▸ Your goal:
Examine the entries and show every line in which the word "matplotlib" is found.

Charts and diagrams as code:
__________________________________________________

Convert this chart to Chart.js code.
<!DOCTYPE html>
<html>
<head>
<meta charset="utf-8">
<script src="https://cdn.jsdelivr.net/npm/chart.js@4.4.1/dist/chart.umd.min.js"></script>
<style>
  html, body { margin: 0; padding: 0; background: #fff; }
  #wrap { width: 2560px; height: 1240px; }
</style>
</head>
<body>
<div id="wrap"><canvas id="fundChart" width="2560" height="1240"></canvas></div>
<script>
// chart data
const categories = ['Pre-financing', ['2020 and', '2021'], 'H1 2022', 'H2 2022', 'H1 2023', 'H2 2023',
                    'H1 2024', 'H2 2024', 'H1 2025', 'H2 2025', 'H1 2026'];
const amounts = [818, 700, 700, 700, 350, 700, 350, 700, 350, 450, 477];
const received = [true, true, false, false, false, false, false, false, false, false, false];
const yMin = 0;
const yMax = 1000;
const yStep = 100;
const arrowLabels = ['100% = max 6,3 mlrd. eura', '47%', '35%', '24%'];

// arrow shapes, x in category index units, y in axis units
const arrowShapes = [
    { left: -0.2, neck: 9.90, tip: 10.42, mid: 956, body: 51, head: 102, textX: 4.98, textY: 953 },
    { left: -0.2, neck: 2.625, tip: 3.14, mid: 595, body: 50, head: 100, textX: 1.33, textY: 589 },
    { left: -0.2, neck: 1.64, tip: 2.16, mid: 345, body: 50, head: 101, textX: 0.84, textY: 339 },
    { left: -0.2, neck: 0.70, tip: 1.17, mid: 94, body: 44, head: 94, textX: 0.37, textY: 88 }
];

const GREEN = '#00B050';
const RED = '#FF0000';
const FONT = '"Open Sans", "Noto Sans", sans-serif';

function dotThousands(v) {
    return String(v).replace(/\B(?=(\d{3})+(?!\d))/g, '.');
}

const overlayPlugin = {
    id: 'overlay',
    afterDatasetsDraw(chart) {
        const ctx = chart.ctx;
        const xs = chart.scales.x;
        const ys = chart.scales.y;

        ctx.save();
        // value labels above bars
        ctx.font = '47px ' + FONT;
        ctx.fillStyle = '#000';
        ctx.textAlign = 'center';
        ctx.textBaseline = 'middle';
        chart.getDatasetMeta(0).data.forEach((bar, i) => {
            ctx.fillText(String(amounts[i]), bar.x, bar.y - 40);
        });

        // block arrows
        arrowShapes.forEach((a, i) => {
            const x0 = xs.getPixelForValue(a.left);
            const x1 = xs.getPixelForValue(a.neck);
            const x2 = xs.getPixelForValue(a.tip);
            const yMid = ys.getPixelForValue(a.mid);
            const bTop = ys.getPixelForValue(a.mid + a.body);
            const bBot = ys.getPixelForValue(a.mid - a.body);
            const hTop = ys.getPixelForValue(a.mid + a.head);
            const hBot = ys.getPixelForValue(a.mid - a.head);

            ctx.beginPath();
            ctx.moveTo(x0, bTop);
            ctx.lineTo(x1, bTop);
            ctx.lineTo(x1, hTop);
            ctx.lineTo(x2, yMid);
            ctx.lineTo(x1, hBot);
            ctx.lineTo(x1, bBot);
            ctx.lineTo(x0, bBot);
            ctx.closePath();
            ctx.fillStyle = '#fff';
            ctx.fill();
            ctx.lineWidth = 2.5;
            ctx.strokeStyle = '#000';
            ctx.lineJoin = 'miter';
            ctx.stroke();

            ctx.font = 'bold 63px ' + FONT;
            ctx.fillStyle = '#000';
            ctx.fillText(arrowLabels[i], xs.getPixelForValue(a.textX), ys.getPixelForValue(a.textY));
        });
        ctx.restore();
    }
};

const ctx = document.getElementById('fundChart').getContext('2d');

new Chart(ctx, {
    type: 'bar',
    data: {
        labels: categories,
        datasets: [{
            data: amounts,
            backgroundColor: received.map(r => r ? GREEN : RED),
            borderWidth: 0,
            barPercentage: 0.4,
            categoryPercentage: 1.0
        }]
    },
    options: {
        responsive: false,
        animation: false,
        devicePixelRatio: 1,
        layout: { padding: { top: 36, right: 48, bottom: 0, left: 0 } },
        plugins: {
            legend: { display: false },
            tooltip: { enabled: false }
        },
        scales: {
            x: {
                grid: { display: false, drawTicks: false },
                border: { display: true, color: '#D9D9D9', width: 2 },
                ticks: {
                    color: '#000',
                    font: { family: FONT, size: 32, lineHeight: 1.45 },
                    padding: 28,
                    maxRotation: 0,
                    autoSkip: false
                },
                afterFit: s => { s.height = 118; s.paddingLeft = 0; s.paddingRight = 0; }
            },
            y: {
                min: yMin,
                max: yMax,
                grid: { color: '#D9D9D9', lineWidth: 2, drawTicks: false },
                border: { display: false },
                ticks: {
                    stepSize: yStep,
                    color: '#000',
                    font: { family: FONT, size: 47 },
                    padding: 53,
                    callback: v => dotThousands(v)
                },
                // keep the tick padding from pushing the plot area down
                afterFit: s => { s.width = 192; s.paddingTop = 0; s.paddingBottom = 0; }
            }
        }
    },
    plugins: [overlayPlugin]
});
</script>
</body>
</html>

__________________________________________________

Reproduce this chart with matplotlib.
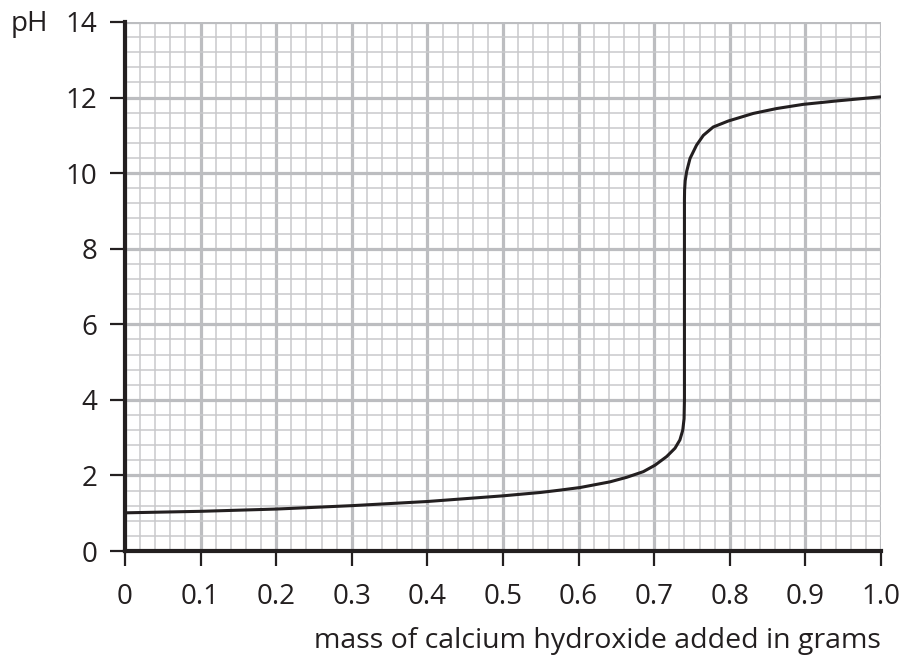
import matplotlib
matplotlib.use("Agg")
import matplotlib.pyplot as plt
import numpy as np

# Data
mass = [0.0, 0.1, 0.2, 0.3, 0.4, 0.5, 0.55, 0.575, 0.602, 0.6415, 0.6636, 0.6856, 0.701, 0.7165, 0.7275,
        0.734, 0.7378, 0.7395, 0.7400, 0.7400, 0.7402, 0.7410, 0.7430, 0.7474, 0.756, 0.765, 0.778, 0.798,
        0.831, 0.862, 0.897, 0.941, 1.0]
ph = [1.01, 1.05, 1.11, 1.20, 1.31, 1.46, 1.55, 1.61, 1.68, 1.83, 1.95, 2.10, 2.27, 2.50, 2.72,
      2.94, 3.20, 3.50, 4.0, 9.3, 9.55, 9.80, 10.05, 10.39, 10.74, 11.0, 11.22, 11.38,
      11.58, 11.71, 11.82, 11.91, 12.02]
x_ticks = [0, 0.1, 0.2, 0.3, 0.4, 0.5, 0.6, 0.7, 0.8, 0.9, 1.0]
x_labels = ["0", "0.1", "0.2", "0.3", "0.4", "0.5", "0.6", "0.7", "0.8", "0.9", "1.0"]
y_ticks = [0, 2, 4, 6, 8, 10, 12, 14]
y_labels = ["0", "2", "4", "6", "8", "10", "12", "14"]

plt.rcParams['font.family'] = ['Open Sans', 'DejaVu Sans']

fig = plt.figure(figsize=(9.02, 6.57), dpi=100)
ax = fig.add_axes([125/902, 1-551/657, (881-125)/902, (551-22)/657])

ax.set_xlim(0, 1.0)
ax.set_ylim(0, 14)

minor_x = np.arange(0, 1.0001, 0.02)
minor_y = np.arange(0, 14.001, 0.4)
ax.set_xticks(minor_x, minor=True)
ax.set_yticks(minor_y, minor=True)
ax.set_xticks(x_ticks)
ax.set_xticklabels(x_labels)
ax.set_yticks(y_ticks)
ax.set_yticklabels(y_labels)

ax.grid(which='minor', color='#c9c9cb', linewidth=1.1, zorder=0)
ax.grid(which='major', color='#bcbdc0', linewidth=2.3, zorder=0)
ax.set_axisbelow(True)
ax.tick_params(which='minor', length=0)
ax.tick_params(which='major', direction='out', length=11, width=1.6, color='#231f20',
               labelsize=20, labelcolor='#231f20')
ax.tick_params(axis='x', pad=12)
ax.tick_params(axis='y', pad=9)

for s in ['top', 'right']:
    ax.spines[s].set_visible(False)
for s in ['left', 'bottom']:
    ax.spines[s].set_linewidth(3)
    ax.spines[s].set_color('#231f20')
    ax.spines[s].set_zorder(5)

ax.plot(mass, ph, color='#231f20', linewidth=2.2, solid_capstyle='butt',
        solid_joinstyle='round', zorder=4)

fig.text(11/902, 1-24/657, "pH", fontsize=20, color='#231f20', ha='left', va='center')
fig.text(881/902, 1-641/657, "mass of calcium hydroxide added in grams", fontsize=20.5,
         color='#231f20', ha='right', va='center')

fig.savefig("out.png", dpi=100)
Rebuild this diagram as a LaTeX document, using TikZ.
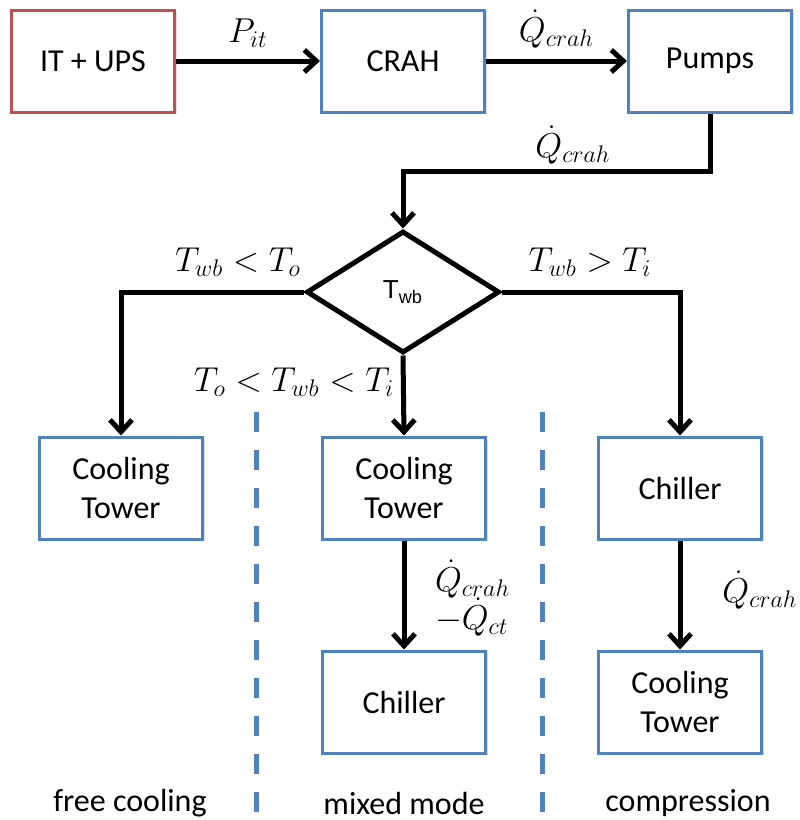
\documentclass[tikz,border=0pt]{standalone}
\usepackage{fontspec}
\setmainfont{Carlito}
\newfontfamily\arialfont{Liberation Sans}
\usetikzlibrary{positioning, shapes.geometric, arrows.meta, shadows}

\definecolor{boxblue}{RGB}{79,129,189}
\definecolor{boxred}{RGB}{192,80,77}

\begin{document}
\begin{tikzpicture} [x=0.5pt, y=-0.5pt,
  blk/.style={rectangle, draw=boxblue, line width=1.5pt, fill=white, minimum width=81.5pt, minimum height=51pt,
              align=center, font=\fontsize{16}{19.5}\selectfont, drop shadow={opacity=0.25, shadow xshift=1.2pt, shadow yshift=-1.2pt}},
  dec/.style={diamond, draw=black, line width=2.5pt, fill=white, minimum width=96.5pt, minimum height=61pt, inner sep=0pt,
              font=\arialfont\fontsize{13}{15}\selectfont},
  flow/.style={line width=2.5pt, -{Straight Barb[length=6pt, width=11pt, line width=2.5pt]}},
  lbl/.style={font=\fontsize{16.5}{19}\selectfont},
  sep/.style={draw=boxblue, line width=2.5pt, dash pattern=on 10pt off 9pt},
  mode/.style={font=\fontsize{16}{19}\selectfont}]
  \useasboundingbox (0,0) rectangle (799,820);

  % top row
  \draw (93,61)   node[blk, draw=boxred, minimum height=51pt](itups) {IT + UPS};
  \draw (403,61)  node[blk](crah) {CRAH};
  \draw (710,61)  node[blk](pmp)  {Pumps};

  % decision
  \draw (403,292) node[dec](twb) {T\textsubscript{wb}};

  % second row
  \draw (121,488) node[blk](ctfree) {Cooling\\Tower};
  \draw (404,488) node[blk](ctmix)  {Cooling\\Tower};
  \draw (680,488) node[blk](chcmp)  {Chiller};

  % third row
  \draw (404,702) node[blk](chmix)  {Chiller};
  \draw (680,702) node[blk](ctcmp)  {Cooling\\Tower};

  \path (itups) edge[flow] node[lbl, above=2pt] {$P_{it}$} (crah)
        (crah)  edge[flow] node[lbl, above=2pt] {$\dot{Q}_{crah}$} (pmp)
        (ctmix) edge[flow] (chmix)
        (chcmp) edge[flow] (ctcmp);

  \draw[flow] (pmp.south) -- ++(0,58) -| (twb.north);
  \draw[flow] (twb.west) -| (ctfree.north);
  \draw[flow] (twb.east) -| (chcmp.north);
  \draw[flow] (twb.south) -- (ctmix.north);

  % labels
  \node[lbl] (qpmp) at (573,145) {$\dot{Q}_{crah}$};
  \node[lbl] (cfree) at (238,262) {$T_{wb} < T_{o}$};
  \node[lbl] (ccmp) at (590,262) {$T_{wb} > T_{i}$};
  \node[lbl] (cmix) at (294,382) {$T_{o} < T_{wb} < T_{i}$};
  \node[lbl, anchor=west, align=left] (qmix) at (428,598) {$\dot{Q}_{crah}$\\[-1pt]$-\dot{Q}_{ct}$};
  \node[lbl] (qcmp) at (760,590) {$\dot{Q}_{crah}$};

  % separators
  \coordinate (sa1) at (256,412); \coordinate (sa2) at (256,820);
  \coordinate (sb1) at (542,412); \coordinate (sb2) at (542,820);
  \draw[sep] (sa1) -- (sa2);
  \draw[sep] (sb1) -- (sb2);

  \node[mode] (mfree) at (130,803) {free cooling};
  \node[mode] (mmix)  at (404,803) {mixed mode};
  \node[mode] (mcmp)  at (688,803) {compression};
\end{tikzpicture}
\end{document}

__________________________________________________

▸ Output:
Reproduce this chart with matplotlib.
import matplotlib
matplotlib.use("Agg")
import matplotlib.pyplot as plt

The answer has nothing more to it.